═════ SOURCE DATA

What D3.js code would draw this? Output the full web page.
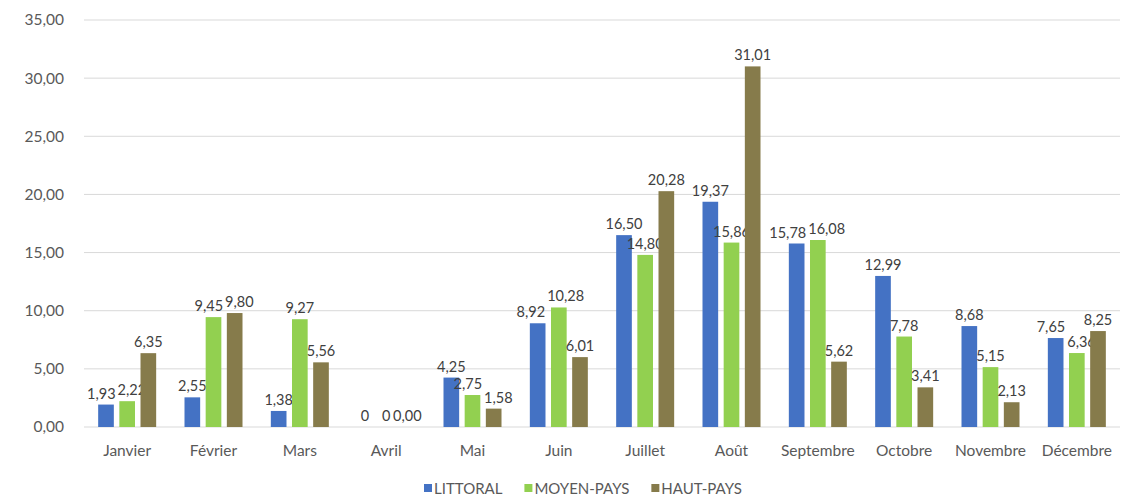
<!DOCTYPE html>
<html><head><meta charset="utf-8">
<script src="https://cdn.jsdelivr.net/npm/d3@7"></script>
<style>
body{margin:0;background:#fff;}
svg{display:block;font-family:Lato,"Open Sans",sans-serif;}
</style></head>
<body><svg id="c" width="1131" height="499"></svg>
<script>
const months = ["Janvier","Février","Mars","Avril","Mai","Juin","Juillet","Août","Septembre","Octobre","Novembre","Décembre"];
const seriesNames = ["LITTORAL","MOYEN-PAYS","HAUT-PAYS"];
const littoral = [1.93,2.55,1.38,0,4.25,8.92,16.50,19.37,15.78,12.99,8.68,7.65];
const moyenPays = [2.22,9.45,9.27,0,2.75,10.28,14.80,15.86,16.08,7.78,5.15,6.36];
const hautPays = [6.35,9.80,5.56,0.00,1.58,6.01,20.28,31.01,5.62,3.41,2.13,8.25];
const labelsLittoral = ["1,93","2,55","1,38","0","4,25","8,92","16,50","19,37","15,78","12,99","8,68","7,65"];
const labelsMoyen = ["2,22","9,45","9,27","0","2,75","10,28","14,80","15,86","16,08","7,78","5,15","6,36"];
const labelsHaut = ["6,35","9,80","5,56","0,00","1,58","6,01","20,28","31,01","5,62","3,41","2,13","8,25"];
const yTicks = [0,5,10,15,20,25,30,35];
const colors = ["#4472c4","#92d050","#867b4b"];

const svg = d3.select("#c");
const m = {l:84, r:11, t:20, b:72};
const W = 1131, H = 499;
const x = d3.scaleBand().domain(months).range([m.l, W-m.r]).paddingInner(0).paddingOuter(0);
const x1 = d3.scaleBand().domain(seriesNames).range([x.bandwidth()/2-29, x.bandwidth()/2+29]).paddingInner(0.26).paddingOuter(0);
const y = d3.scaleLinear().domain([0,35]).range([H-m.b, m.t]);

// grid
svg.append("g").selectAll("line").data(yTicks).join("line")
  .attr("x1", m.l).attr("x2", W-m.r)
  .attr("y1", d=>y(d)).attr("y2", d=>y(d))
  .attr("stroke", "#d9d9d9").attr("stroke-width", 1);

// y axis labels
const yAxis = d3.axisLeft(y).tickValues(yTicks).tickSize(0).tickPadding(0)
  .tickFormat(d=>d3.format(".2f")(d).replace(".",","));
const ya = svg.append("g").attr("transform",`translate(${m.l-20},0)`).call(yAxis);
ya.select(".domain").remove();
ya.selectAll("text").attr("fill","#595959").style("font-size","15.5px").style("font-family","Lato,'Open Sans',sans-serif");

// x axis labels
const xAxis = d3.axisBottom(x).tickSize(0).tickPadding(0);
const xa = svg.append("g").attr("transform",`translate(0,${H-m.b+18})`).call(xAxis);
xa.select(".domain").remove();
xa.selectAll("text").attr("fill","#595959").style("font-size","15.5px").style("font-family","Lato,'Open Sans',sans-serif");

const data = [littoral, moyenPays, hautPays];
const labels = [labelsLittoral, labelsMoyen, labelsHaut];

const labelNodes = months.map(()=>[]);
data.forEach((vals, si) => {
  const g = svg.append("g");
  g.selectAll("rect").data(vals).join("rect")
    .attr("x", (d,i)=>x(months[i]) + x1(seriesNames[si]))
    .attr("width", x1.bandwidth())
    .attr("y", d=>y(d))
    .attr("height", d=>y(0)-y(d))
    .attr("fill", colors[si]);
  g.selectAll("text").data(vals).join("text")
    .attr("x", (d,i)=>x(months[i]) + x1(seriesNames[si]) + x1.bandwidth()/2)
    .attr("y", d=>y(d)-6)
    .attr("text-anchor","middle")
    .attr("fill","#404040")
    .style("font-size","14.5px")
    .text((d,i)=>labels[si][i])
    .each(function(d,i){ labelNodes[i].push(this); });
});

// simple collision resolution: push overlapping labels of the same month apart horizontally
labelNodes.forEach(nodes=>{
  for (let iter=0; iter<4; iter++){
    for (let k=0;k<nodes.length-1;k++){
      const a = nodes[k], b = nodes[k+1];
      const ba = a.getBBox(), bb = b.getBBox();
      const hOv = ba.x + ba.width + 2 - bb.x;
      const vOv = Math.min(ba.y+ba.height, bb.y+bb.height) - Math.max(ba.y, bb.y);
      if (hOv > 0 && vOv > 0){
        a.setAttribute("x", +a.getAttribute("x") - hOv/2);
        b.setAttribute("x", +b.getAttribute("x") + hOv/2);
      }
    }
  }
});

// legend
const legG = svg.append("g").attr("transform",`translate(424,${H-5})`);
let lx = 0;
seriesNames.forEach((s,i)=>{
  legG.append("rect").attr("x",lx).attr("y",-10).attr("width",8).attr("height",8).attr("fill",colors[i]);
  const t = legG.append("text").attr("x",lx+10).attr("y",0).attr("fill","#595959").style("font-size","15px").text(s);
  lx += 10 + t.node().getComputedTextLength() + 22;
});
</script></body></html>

══════════

_REQUIRED WORK:_ Go from the first line of the data above to the line containing "const y = d3.scaleLinear().domain([0,35]).range([H-m.b, m.t]);" and retype exactly those lines, both included, but none of the pictures.

_IN RESPONSE:_
What D3.js code would draw this? Output the full web page.
<!DOCTYPE html>
<html><head><meta charset="utf-8">
<script src="https://cdn.jsdelivr.net/npm/d3@7"></script>
<style>
body{margin:0;background:#fff;}
svg{display:block;font-family:Lato,"Open Sans",sans-serif;}
</style></head>
<body><svg id="c" width="1131" height="499"></svg>
<script>
const months = ["Janvier","Février","Mars","Avril","Mai","Juin","Juillet","Août","Septembre","Octobre","Novembre","Décembre"];
const seriesNames = ["LITTORAL","MOYEN-PAYS","HAUT-PAYS"];
const littoral = [1.93,2.55,1.38,0,4.25,8.92,16.50,19.37,15.78,12.99,8.68,7.65];
const moyenPays = [2.22,9.45,9.27,0,2.75,10.28,14.80,15.86,16.08,7.78,5.15,6.36];
const hautPays = [6.35,9.80,5.56,0.00,1.58,6.01,20.28,31.01,5.62,3.41,2.13,8.25];
const labelsLittoral = ["1,93","2,55","1,38","0","4,25","8,92","16,50","19,37","15,78","12,99","8,68","7,65"];
const labelsMoyen = ["2,22","9,45","9,27","0","2,75","10,28","14,80","15,86","16,08","7,78","5,15","6,36"];
const labelsHaut = ["6,35","9,80","5,56","0,00","1,58","6,01","20,28","31,01","5,62","3,41","2,13","8,25"];
const yTicks = [0,5,10,15,20,25,30,35];
const colors = ["#4472c4","#92d050","#867b4b"];

const svg = d3.select("#c");
const m = {l:84, r:11, t:20, b:72};
const W = 1131, H = 499;
const x = d3.scaleBand().domain(months).range([m.l, W-m.r]).paddingInner(0).paddingOuter(0);
const x1 = d3.scaleBand().domain(seriesNames).range([x.bandwidth()/2-29, x.bandwidth()/2+29]).paddingInner(0.26).paddingOuter(0);
const y = d3.scaleLinear().domain([0,35]).range([H-m.b, m.t]);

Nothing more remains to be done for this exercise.